Cyberspace: An endless highway without a patrol

Today’s columnist, Sean McDermott of RedMonocle, says that companies should use the NIST 800-53 security and privacy controls to help find cyber risk blind spots. After that, companies need to fund and then fix the security gaps.

Much like highway systems worldwide, we built cyberspace into a massive, useful tool that supports commerce and the transfer of information. We must protect this asset, which has rapidly become an avenue of choice for criminals and even state actors. While the motivations for cyberattacks vary, with some focused on financial gain and others done to gather intelligence, we only need to look at the massive breach of Microsoft’s Exchange servers and the recent SolarWinds hack to get a sense of the scope of new threats. Now operationalized, cyberspace has evolved from a new arena of human innovation into a broad landscape where forms of power and influence are applied by scores of entities.

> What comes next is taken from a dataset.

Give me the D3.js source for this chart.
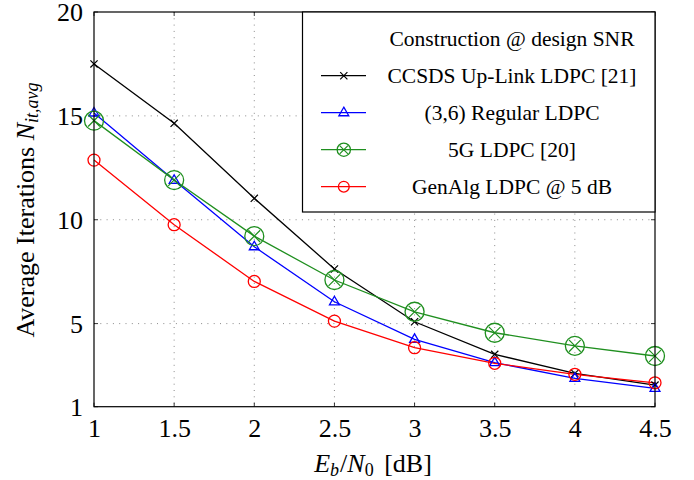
<!DOCTYPE html>
<html><head><meta charset="utf-8">
<script src="https://cdn.jsdelivr.net/npm/d3@7"></script>
<style>body{margin:0;background:#fff}svg{display:block}text{font-family:"Liberation Serif","Times New Roman",serif}</style>
</head><body><svg id="c" width="694" height="480"></svg>
<script>
const snr = [1, 1.5, 2, 2.5, 3, 3.5, 4, 4.5];
const ccsds = [17.5, 14.64, 11.03, 7.63, 5.09, 3.52, 2.60, 2.04];
const regular = [15.14, 11.9, 8.70, 6.05, 4.24, 3.12, 2.36, 1.88];
const fiveG = [14.77, 11.91, 9.21, 7.10, 5.57, 4.56, 3.93, 3.44];
const genAlg = [12.87, 9.76, 7.03, 5.12, 3.84, 3.09, 2.56, 2.15];
const xTicks = [1, 1.5, 2, 2.5, 3, 3.5, 4, 4.5];
const yTicks = [1, 5, 10, 15, 20];
const legendTitle = "Construction @ design SNR";
const seriesNames = ["CCSDS Up-Link LDPC [21]", "(3,6) Regular LDPC", "5G LDPC [20]", "GenAlg LDPC @ 5 dB"];

const svg = d3.select("#c");
const L = 94, R = 655, T = 12, B = 406.7;
const x = d3.scaleLinear().domain([1, 4.5]).range([L, R]);
const y = d3.scaleLinear().domain([1, 20]).range([B, T]);

const series = [
  {name: seriesNames[0], values: ccsds, color: "#000000", marker: "x"},
  {name: seriesNames[1], values: regular, color: "#0000ff", marker: "tri"},
  {name: seriesNames[2], values: fiveG, color: "#1f8f1f", marker: "ox"},
  {name: seriesNames[3], values: genAlg, color: "#ff0000", marker: "o"}
];

// grid
const grid = svg.append("g");
xTicks.filter(t => t > 1 && t < 4.5).forEach(t => {
  grid.append("line").attr("x1", x(t)).attr("x2", x(t)).attr("y1", T).attr("y2", B)
    .attr("stroke", "#8a8a8a").attr("stroke-width", 1).attr("stroke-dasharray", "1,5.3");
});
yTicks.filter(t => t > 1 && t < 20).forEach(t => {
  grid.append("line").attr("x1", L).attr("x2", R).attr("y1", y(t)).attr("y2", y(t))
    .attr("stroke", "#8a8a8a").attr("stroke-width", 1).attr("stroke-dasharray", "1,5.3");
});

// axes
const xAxis = d3.axisBottom(x).tickValues(xTicks).tickSize(0).tickPadding(12).tickFormat(d3.format("~g"));
const gx = svg.append("g").attr("transform", `translate(0,${B})`).call(xAxis);
gx.select(".domain").remove();
gx.selectAll("text").attr("font-size", 26).attr("fill", "#000").attr("font-family", "Liberation Serif");
const yAxis = d3.axisLeft(y).tickValues(yTicks).tickSize(0).tickPadding(11).tickFormat(d3.format("~g"));
const gy = svg.append("g").attr("transform", `translate(${L},0)`).call(yAxis);
gy.select(".domain").remove();
gy.selectAll("text").attr("font-size", 26).attr("fill", "#000").attr("font-family", "Liberation Serif").attr("dy", "0.34em");

// frame ticks
const ft = svg.append("g").attr("stroke", "#000").attr("stroke-width", 0.8);
xTicks.forEach(t => {
  ft.append("line").attr("x1", x(t)).attr("x2", x(t)).attr("y1", B).attr("y2", B - 4);
  ft.append("line").attr("x1", x(t)).attr("x2", x(t)).attr("y1", T).attr("y2", T + 4);
});
yTicks.forEach(t => {
  ft.append("line").attr("x1", L).attr("x2", L + 4).attr("y1", y(t)).attr("y2", y(t));
  ft.append("line").attr("x1", R).attr("x2", R - 4).attr("y1", y(t)).attr("y2", y(t));
});

function drawMarker(g, m, cx, cy, color, scale) {
  const s = scale || 1;
  if (m === "x") {
    const r = 3.6 * s;
    g.append("path").attr("d", `M${cx-r},${cy-r}L${cx+r},${cy+r}M${cx-r},${cy+r}L${cx+r},${cy-r}`)
      .attr("stroke", color).attr("stroke-width", 1.2).attr("fill", "none");
  } else if (m === "tri") {
    const r = 5.5 * s;
    g.append("path").attr("d", `M${cx},${cy-r}L${cx+r*0.9},${cy+r*0.55}L${cx-r*0.9},${cy+r*0.55}Z`)
      .attr("stroke", color).attr("stroke-width", 1.3).attr("fill", "none");
  } else if (m === "ox") {
    const r = 9.5 * s, d = r * 0.62;
    g.append("circle").attr("cx", cx).attr("cy", cy).attr("r", r).attr("stroke", color).attr("stroke-width", 1.3).attr("fill", "none");
    g.append("path").attr("d", `M${cx-d},${cy-d}L${cx+d},${cy+d}M${cx-d},${cy+d}L${cx+d},${cy-d}`)
      .attr("stroke", color).attr("stroke-width", 1.2);
  } else if (m === "o") {
    const r = 6 * s;
    g.append("circle").attr("cx", cx).attr("cy", cy).attr("r", r).attr("stroke", color).attr("stroke-width", 1.3).attr("fill", "none");
  }
}

// lines
const line = d3.line().x((d, i) => x(snr[i])).y(d => y(d));
const plot = svg.append("g");
series.forEach(s => {
  plot.append("path").datum(s.values).attr("d", line).attr("fill", "none")
    .attr("stroke", s.color).attr("stroke-width", 1.3);
});
series.forEach(s => {
  const g = plot.append("g");
  s.values.forEach((v, i) => drawMarker(g, s.marker, x(snr[i]), y(v), s.color, 1));
});

// frame
svg.append("rect").attr("x", L).attr("y", T).attr("width", R - L).attr("height", B - T)
  .attr("fill", "none").attr("stroke", "#000").attr("stroke-width", 1.2);

// legend
const lg = svg.append("g");
lg.append("rect").attr("x", 302.5).attr("y", T).attr("width", R - 302.5).attr("height", 212 - T)
  .attr("fill", "#fff").attr("stroke", "#000").attr("stroke-width", 1.2);
const textX = 512;
lg.append("text").attr("x", textX).attr("y", 38.6).attr("dy", "0.34em").attr("text-anchor", "middle")
  .attr("font-size", 21.5).text(legendTitle);
series.forEach((s, i) => {
  const cy = 75.7 + i * 37;
  lg.append("line").attr("x1", 321).attr("x2", 366).attr("y1", cy).attr("y2", cy)
    .attr("stroke", s.color).attr("stroke-width", 1.3);
  drawMarker(lg, s.marker, 343.8, cy, s.color, s.marker === "ox" ? 0.7 : (s.marker === "o" ? 0.9 : 1));
  lg.append("text").attr("x", textX).attr("y", cy).attr("dy", "0.34em").attr("text-anchor", "middle")
    .attr("font-size", 21.5).text(s.name);
});

// axis labels
const xl = svg.append("text").attr("x", 373).attr("y", 472).attr("text-anchor", "middle").attr("font-size", 26);
xl.append("tspan").attr("font-style", "italic").text("E");
xl.append("tspan").attr("font-style", "italic").attr("font-size", 18).attr("dy", 4).text("b");
xl.append("tspan").attr("dy", -4).attr("dx", 1).text("/");
xl.append("tspan").attr("font-style", "italic").text("N");
xl.append("tspan").attr("font-size", 18).attr("dy", 4).text("0");
xl.append("tspan").attr("dy", -4).attr("dx", 4).text(" [dB]");

const yl = svg.append("text").attr("transform", "translate(34,210) rotate(-90)").attr("text-anchor", "middle").attr("font-size", 26);
yl.append("tspan").text("Average Iterations ");
yl.append("tspan").attr("font-style", "italic").text("N");
yl.append("tspan").attr("font-style", "italic").attr("font-size", 18).attr("dy", 4).text("it,avg");
</script></body></html>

Countries employ state-supported highway patrols to maintain order because they recognize that someone breaking the rules of the road puts everyone at risk. If we’re willing to invest resources and personnel to keep physical roads safe, we should acknowledge it’s time to take the same approach – on a global scale – to defend the millions of pathways in cyberspace.

The challenge we face is that cyberspace has become a road that’s expanded faster than we can adequately patrol it. That’s why nations need to establish elite cyber forces with the expertise required to identify threats and tackle emerging problems before we’re forced to shut down our digital roadways. We should not accept that cyberspace will become a lawless domain where anything goes.

Well-trained cyber forces will not solve all our problems in cyberspace, but preparing a larger group of students now will put the pieces in place to help us address threats in the future. To be clear, progress will not happen overnight. We would not expect special operations military personnel to conduct a high-stakes mission without years of training, and we cannot simply send people through a cybersecurity crash course and expect satisfactory results.

Developing a cyber workforce takes strategic investments and years of study by committed people willing to serve. As the former Chief of the Israel Defense Forces (IDF) Cyber Staff, I saw first-hand the benefits of targeted investments in cybersecurity personnel and world-class training. Cybersecurity education begins early in Israel, and we should approach cyber literacy just like we do with many other academic subjects.

Through a nationally concerted commitment to human resource development at scale, Israel offers cyber education programs in schools at a young age, and screening processes help discover talent. For example, several years ago, Israel established a national Cyber Education Center (CEC) to give students the onramp they need to develop the latest technical skills and prepare people to work with cyber teams. Investments also include training centers and concepts different from university education, with real-life scenarios, such as simulations, workshops, and wargaming. I have seen this ongoing learning cycle pay dividends for many students during military service and in their business careers.

The specifics of developing a cyber workforce will vary by country, but we already have other examples to guide us. In the United Kingdom, the “Cyber Discovery” initiative, a multi-million-pound government investment, engages thousands of teenagers with more than 200 fun challenges and games that promote interest in cybersecurity. At the university level, the United States government uses its National Centers of Academic Excellence in Cybersecurity program to encourage academic institutions to pursue designations focused on cyber defense education, research, and operations. The program aims to establish curriculum standards and integrate cybersecurity across academic disciplines.

If we are to adequately defend cyberspace, we need to prepare tomorrow’s cyber experts. Doing so on a global scale will elevate our collective ability to collaborate, attribute attacks more quickly, and implement logical rules and consequences to deter bad actors. We can do this through a global organization like a Cyber-WHO, which would be especially useful to provide developing nations with the advice, and potentially the financial assistance they need to establish their own training programs. Working together, countries can enhance training of the necessary security experts and bring order to the highways and backroads of cyberspace.